Por: Elisabet Juanola Soria
Periodista
Barcelona, junio 2019
Foto: Pixabay
El pasado 15 de abril, las imágenes del templo de Notre-Dame quemándose daban la vuelta al mundo con el horror de todos. Hubiésemos tenido la oportunidad de visitar París antes o no, hubiésemos entrado alguna vez en la catedral de Nuestra Señora o no, fuésemos creyentes o no, el incendio nos impactaba. No se trataba de un incendio cualquiera, sino el de uno de los edificios más visitados del mundo y también simbólicamente uno de los centros del mundo occidental. Aquel mundo donde se engendró y se parió el lema universal de la igualdad, la fraternidad y la libertad, desde el cimiento de la razón. Aquel día los ojos de una humanidad que se esfuerza por sobrevivir, no podía hacer nada más que ver el fuego escandaloso sobre París.
Las cosas pasan cuando menos nos imaginamos y, a veces, nos hacen dar cuenta que todo está relacionado, que tienen un sentido. En el mundo, en el universo, estamos interrelacionados, no estamos solos, pero nos hemos pensado que sí y hace siglos que vivimos sumergidos dentro de una cultura del individuo, del héroe. Los sistemas educativos todavía promueven que seamos exitosos y brillantes, olvidan que no hay nadie que no sea genial en algo o en algún aspecto, todo dependerá de las oportunidades de desarrollarse y que el entorno que tenga lo valore. Pero además, no tendría que ser necesario ser genial para ser valorado, solo por el mero hecho de existir ya somos dignos, pero decirlo es diferente a vivirlo.
El mundo actual hay mucha gente que se siente sola, personas que buscan ser reconocidas y acompañadas, especialmente cuando se hacen mayores. Algo falla cuando mucha gente, a medida que va envejeciendo, va sintiéndose menos «útil». «Soy un trasto, no sirvo para nada…» dicen algunos ancianos, y ciertamente es tarde para revertir esta creencia que tienen tan adentro suyo: toda una vida promoviendo que se tienen que hacer cosas, que se tiene que producir, que se tiene que ser activo para ser digno. Tenemos la necesidad de ser útiles, más que la de valorar el ser. Ante este hecho, nos preguntamos: ¿Es posible revertirlo? ¿Cuándo tenemos que empezar a valorar la existencia? ¿Cuál es el momento de bendecir la vida y alegrarnos del simple hecho de ser? Suena bucólico, pero la realidad nos ayuda a mirar más allá y valorar un poco más aquello que podemos ver y no miramos; aquello que podemos querer y ninguneamos; aquello que nos une y no llegamos a comunicar; aquello que nos puede hacer felices en lugar de amargarnos. Aquel mundo racional que tuvo tanto sentido a la revolución francesa, hoy pide reubicar la razón junto al sentido, de la capacidad de amor y de la felicidad.

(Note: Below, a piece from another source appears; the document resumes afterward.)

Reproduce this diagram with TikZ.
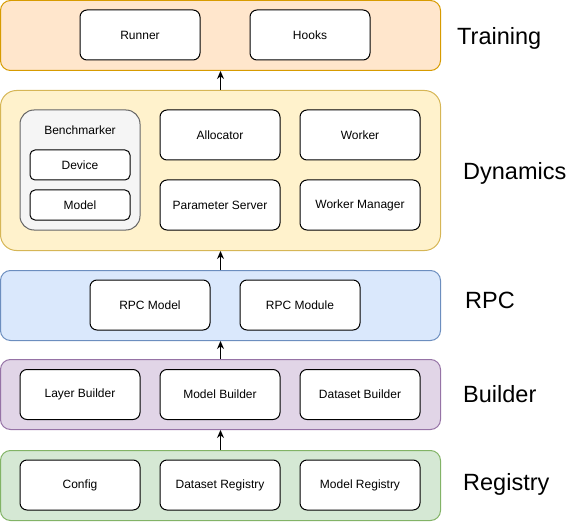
\documentclass[tikz,border=0pt]{standalone}
\usepackage{fontspec}
\setmainfont{Liberation Sans}
\usetikzlibrary{arrows.meta}

\definecolor{trainfill}{HTML}{FFE6CC}
\definecolor{trainline}{HTML}{D79B00}
\definecolor{dynfill}{HTML}{FFF2CC}
\definecolor{dynline}{HTML}{D6B656}
\definecolor{rpcfill}{HTML}{DAE8FC}
\definecolor{rpcline}{HTML}{6C8EBF}
\definecolor{buildfill}{HTML}{E1D5E7}
\definecolor{buildline}{HTML}{9673A6}
\definecolor{regfill}{HTML}{D5E8D4}
\definecolor{regline}{HTML}{82B366}
\definecolor{benchfill}{HTML}{F5F5F5}
\definecolor{benchline}{HTML}{666666}

\begin{document}
\begin{tikzpicture}[x=1pt, y=-1pt,
  layer/.style={draw, line width=1pt, rounded corners=10pt, minimum width=440pt, minimum height=70pt, inner sep=0pt},
  part/.style={draw=black, fill=white, line width=1pt, rounded corners=7pt, minimum width=120pt, minimum height=50pt, inner sep=0pt, font=\fontsize{12}{14}\selectfont},
  tag/.style={anchor=base west, inner sep=0pt, font=\fontsize{23.5}{28}\selectfont},
  up/.style={-{Stealth[length=8pt,width=7pt]}, line width=1pt}]
\useasboundingbox (0,0) rectangle (569,521);

% layers
\node[layer, fill=trainfill, draw=trainline] (training) at (220.5, 35.5) {};
\node[layer, fill=dynfill, draw=dynline, minimum height=160pt, rounded corners=16pt] (dynamics) at (220.5, 170.5) {};
\node[layer, fill=rpcfill, draw=rpcline] (rpc) at (220.5, 305.5) {};
\node[layer, fill=buildfill, draw=buildline] (builder) at (220.5, 394.5) {};
\node[layer, fill=regfill, draw=regline] (registry) at (220.5, 485.5) {};

% training
\node[part] (runner) at (140, 35) {Runner};
\node[part] (hooks) at (310, 35) {Hooks};

% dynamics
\node[part, fill=benchfill, draw=benchline, minimum height=120pt, rounded corners=14pt] (bench) at (80, 170) {};
\node[font=\fontsize{12}{14}\selectfont] (benchname) at (80, 130) {Benchmarker};
\node[part, minimum width=100pt, minimum height=30pt, rounded corners=5pt] (device) at (80, 165) {Device};
\node[part, minimum width=100pt, minimum height=30pt, rounded corners=5pt] (model) at (80, 205) {Model};
\node[part] (allocator) at (220, 135) {Allocator};
\node[part] (paramserver) at (220, 205) {Parameter Server};
\node[part] (worker) at (360, 135) {Worker};
\node[part] (workermgr) at (360, 205) {Worker Manager};

% rpc
\node[part] (rpcmodel) at (150, 305) {RPC Model};
\node[part] (rpcmodule) at (300, 305) {RPC Module};

% builder
\node[part] (layerb) at (80, 394.5) {Layer Builder};
\node[part] (modelb) at (220, 394.5) {Model Builder};
\node[part] (datasetb) at (360, 394.5) {Dataset Builder};

% registry
\node[part] (config) at (80, 485) {Config};
\node[part] (datasetr) at (220, 485) {Dataset Registry};
\node[part] (modelr) at (360, 485) {Model Registry};

% names
\node[tag] (trainingtag) at (457, 45) {Training};
\node[tag] (dynamicstag) at (463, 179) {Dynamics};
\node[tag] (rpctag) at (465, 308) {RPC};
\node[tag] (buildertag) at (463, 402) {Builder};
\node[tag] (registrytag) at (463, 490) {Registry};

\draw[up] (dynamics.north) -- (training.south);
\draw[up] (rpc.north) -- (dynamics.south);
\draw[up] (builder.north) -- (rpc.south);
\draw[up] (registry.north) -- (builder.south);
\end{tikzpicture}
\end{document}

Cada uno de nosotros puede empezar en cualquier momento, pero requiere trabajo interior, silencio, renunciar a tener poder sobre los otros, aprender a ser quién somos y no querer ser otra cosa más. No es fácil, porque es una dinámica diferente de la que hemos practicado toda la vida y no es evidente a primera vista. Una pista a seguir es el termómetro de la felicidad, tan personal y tan subjetiva, pero inequívoca. Cualquier esfuerzo para ser mejores y ser más sinceros con nuestra interioridad merecerá la pena. E incluso quizás estamos dispuestos a envejecer y dejar de pensar que somos imprescindibles.